■ **Stated problem**
Reproduce all the lines below exactly and omit the images.

-- Start Available data --

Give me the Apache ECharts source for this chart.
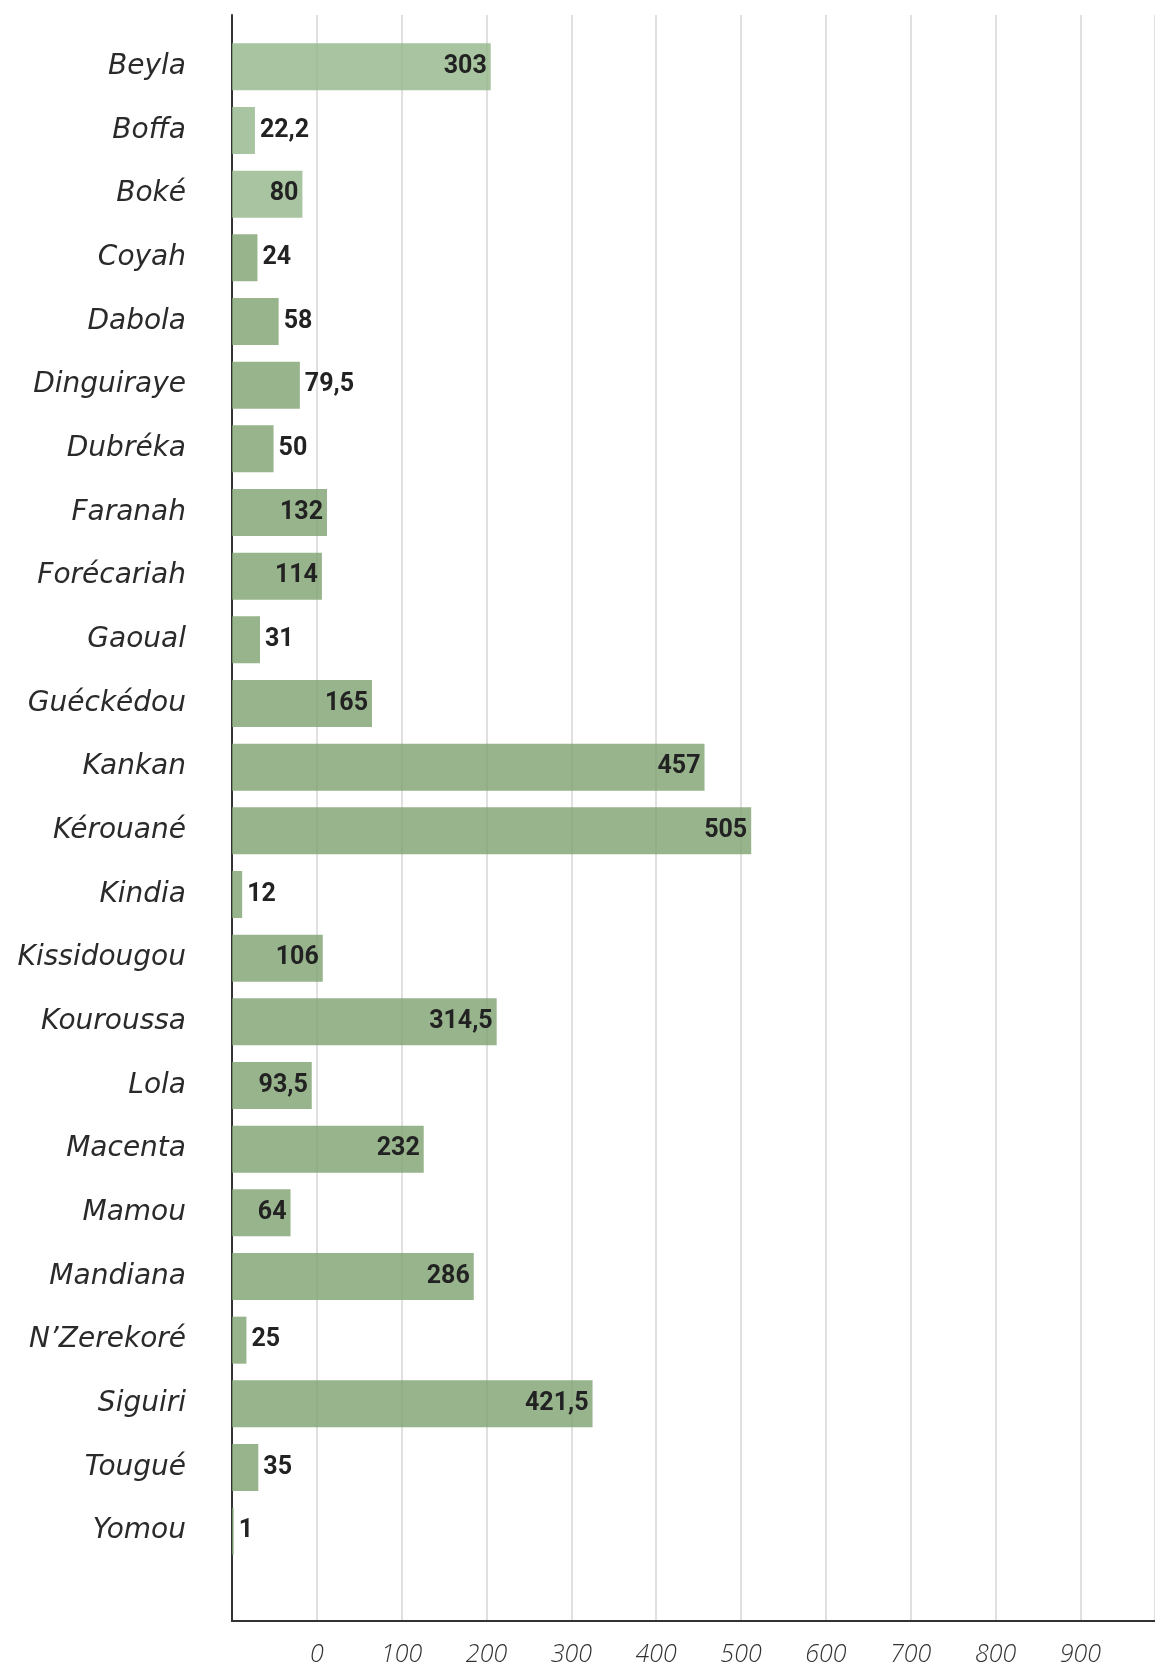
<!DOCTYPE html>
<html>
<head>
<meta charset="utf-8">
<script src="https://cdn.jsdelivr.net/npm/echarts@6/dist/echarts.min.js"></script>
<style>
  html, body { margin: 0; padding: 0; background: #ffffff; }
  #chart { width: 1155px; height: 1667px; }
</style>
</head>
<body>
<div id="chart"></div>
<script>
// Prefectures (top to bottom)
const categories = ['Beyla', 'Boffa', 'Boké', 'Coyah', 'Dabola', 'Dinguiraye', 'Dubréka', 'Faranah',
  'Forécariah', 'Gaoual', 'Guéckédou', 'Kankan', 'Kérouané', 'Kindia', 'Kissidougou', 'Kouroussa',
  'Lola', 'Macenta', 'Mamou', 'Mandiana', 'N’Zerekoré', 'Siguiri', 'Tougué', 'Yomou'];

// Values printed on the bars
const printedValues = [303, 22.2, 80, 24, 58, 79.5, 50, 132, 114, 31, 165, 457, 505, 12, 106, 314.5,
  93.5, 232, 64, 286, 25, 421.5, 35, 1];

// Bar lengths as drawn, read against the grid (axis line = origin)
const barLengths = [305, 27, 83, 30, 55, 80, 49, 112, 106, 33, 165, 557, 612, 12, 107, 312,
  94, 226, 69, 285, 17, 425, 31, 2];

// Tick labels as printed under the gridlines
const tickLabels = ['', '0', '100', '200', '300', '400', '500', '600', '700', '800', '900'];

const lightBars = ['Beyla', 'Boffa', 'Boké'];
const outsideLabels = ['Boffa', 'Coyah', 'Dabola', 'Dinguiraye', 'Dubréka', 'Gaoual', 'Kindia', 'N’Zerekoré', 'Tougué', 'Yomou'];

const fmt = v => String(v).replace('.', ',');
const AXIS_MAX = 1088;

const chart = echarts.init(document.getElementById('chart'), null, { renderer: 'canvas' });

const seriesData = categories.map((c, i) => ({
  value: barLengths[i],
  itemStyle: { color: lightBars.includes(c) ? 'rgba(146,181,136,0.8)' : 'rgba(126,161,111,0.8)' },
  label: outsideLabels.includes(c)
    ? { position: 'right', distance: 5 }
    : { position: 'insideRight', distance: 4 }
}));

chart.setOption({
  animation: false,
  backgroundColor: '#ffffff',
  grid: [
    { left: 232, right: 0, top: 15, bottom: 45 },
    { left: 232, right: 0, top: 35, height: 1528 }
  ],
  xAxis: [
    {
      gridIndex: 0, type: 'value', min: 0, max: AXIS_MAX, interval: 100,
      axisLine: { show: true, onZero: false, lineStyle: { color: '#333333', width: 2 } },
      axisTick: { show: false },
      splitLine: { show: true, lineStyle: { color: '#d6d6d6', width: 1.5 } },
      axisLabel: {
        show: true, margin: 21,
        formatter: (v, idx) => (tickLabels[idx] !== undefined ? tickLabels[idx] : ''),
        fontFamily: 'Open Sans', fontStyle: 'italic', fontWeight: 300, fontSize: 25, color: '#333333',
        showMaxLabel: false
      }
    },
    {
      gridIndex: 1, type: 'value', min: 0, max: AXIS_MAX, show: false,
      splitLine: { show: false }
    }
  ],
  yAxis: [
    {
      gridIndex: 0, type: 'value', min: 0, max: 1,
      axisLine: { show: true, onZero: false, lineStyle: { color: '#333333', width: 2 } },
      axisTick: { show: false }, axisLabel: { show: false }, splitLine: { show: false }
    },
    {
      gridIndex: 1, type: 'category', inverse: true, data: categories,
      axisLine: { show: false }, axisTick: { show: false }, splitLine: { show: false },
      axisLabel: {
        margin: 46, fontFamily: 'DejaVu Sans', fontStyle: 'italic', fontSize: 28, color: '#2a2a2a'
      }
    }
  ],
  series: [{
    type: 'bar',
    xAxisIndex: 1, yAxisIndex: 1,
    barWidth: 47,
    data: seriesData,
    label: {
      show: true,
      formatter: p => fmt(printedValues[p.dataIndex]),
      fontFamily: 'Roboto', fontWeight: 'bold', fontSize: 25, color: '#222222'
    }
  }]
});
</script>
</body>
</html>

-- End Available data --

■ **Solution for this exercise**
Give me the Apache ECharts source for this chart.
<!DOCTYPE html>
<html>
<head>
<meta charset="utf-8">
<script src="https://cdn.jsdelivr.net/npm/echarts@6/dist/echarts.min.js"></script>
<style>
  html, body { margin: 0; padding: 0; background: #ffffff; }
  #chart { width: 1155px; height: 1667px; }
</style>
</head>
<body>
<div id="chart"></div>
<script>
// Prefectures (top to bottom)
const categories = ['Beyla', 'Boffa', 'Boké', 'Coyah', 'Dabola', 'Dinguiraye', 'Dubréka', 'Faranah',
  'Forécariah', 'Gaoual', 'Guéckédou', 'Kankan', 'Kérouané', 'Kindia', 'Kissidougou', 'Kouroussa',
  'Lola', 'Macenta', 'Mamou', 'Mandiana', 'N’Zerekoré', 'Siguiri', 'Tougué', 'Yomou'];

// Values printed on the bars
const printedValues = [303, 22.2, 80, 24, 58, 79.5, 50, 132, 114, 31, 165, 457, 505, 12, 106, 314.5,
  93.5, 232, 64, 286, 25, 421.5, 35, 1];

// Bar lengths as drawn, read against the grid (axis line = origin)
const barLengths = [305, 27, 83, 30, 55, 80, 49, 112, 106, 33, 165, 557, 612, 12, 107, 312,
  94, 226, 69, 285, 17, 425, 31, 2];

// Tick labels as printed under the gridlines
const tickLabels = ['', '0', '100', '200', '300', '400', '500', '600', '700', '800', '900'];

const lightBars = ['Beyla', 'Boffa', 'Boké'];
const outsideLabels = ['Boffa', 'Coyah', 'Dabola', 'Dinguiraye', 'Dubréka', 'Gaoual', 'Kindia', 'N’Zerekoré', 'Tougué', 'Yomou'];

const fmt = v => String(v).replace('.', ',');
const AXIS_MAX = 1088;

const chart = echarts.init(document.getElementById('chart'), null, { renderer: 'canvas' });

const seriesData = categories.map((c, i) => ({
  value: barLengths[i],
  itemStyle: { color: lightBars.includes(c) ? 'rgba(146,181,136,0.8)' : 'rgba(126,161,111,0.8)' },
  label: outsideLabels.includes(c)
    ? { position: 'right', distance: 5 }
    : { position: 'insideRight', distance: 4 }
}));

chart.setOption({
  animation: false,
  backgroundColor: '#ffffff',
  grid: [
    { left: 232, right: 0, top: 15, bottom: 45 },
    { left: 232, right: 0, top: 35, height: 1528 }
  ],
  xAxis: [
    {
      gridIndex: 0, type: 'value', min: 0, max: AXIS_MAX, interval: 100,
      axisLine: { show: true, onZero: false, lineStyle: { color: '#333333', width: 2 } },
      axisTick: { show: false },
      splitLine: { show: true, lineStyle: { color: '#d6d6d6', width: 1.5 } },
      axisLabel: {
        show: true, margin: 21,
        formatter: (v, idx) => (tickLabels[idx] !== undefined ? tickLabels[idx] : ''),
        fontFamily: 'Open Sans', fontStyle: 'italic', fontWeight: 300, fontSize: 25, color: '#333333',
        showMaxLabel: false
      }
    },
    {
      gridIndex: 1, type: 'value', min: 0, max: AXIS_MAX, show: false,
      splitLine: { show: false }
    }
  ],
  yAxis: [
    {
      gridIndex: 0, type: 'value', min: 0, max: 1,
      axisLine: { show: true, onZero: false, lineStyle: { color: '#333333', width: 2 } },
      axisTick: { show: false }, axisLabel: { show: false }, splitLine: { show: false }
    },
    {
      gridIndex: 1, type: 'category', inverse: true, data: categories,
      axisLine: { show: false }, axisTick: { show: false }, splitLine: { show: false },
      axisLabel: {
        margin: 46, fontFamily: 'DejaVu Sans', fontStyle: 'italic', fontSize: 28, color: '#2a2a2a'
      }
    }
  ],
  series: [{
    type: 'bar',
    xAxisIndex: 1, yAxisIndex: 1,
    barWidth: 47,
    data: seriesData,
    label: {
      show: true,
      formatter: p => fmt(printedValues[p.dataIndex]),
      fontFamily: 'Roboto', fontWeight: 'bold', fontSize: 25, color: '#222222'
    }
  }]
});
</script>
</body>
</html>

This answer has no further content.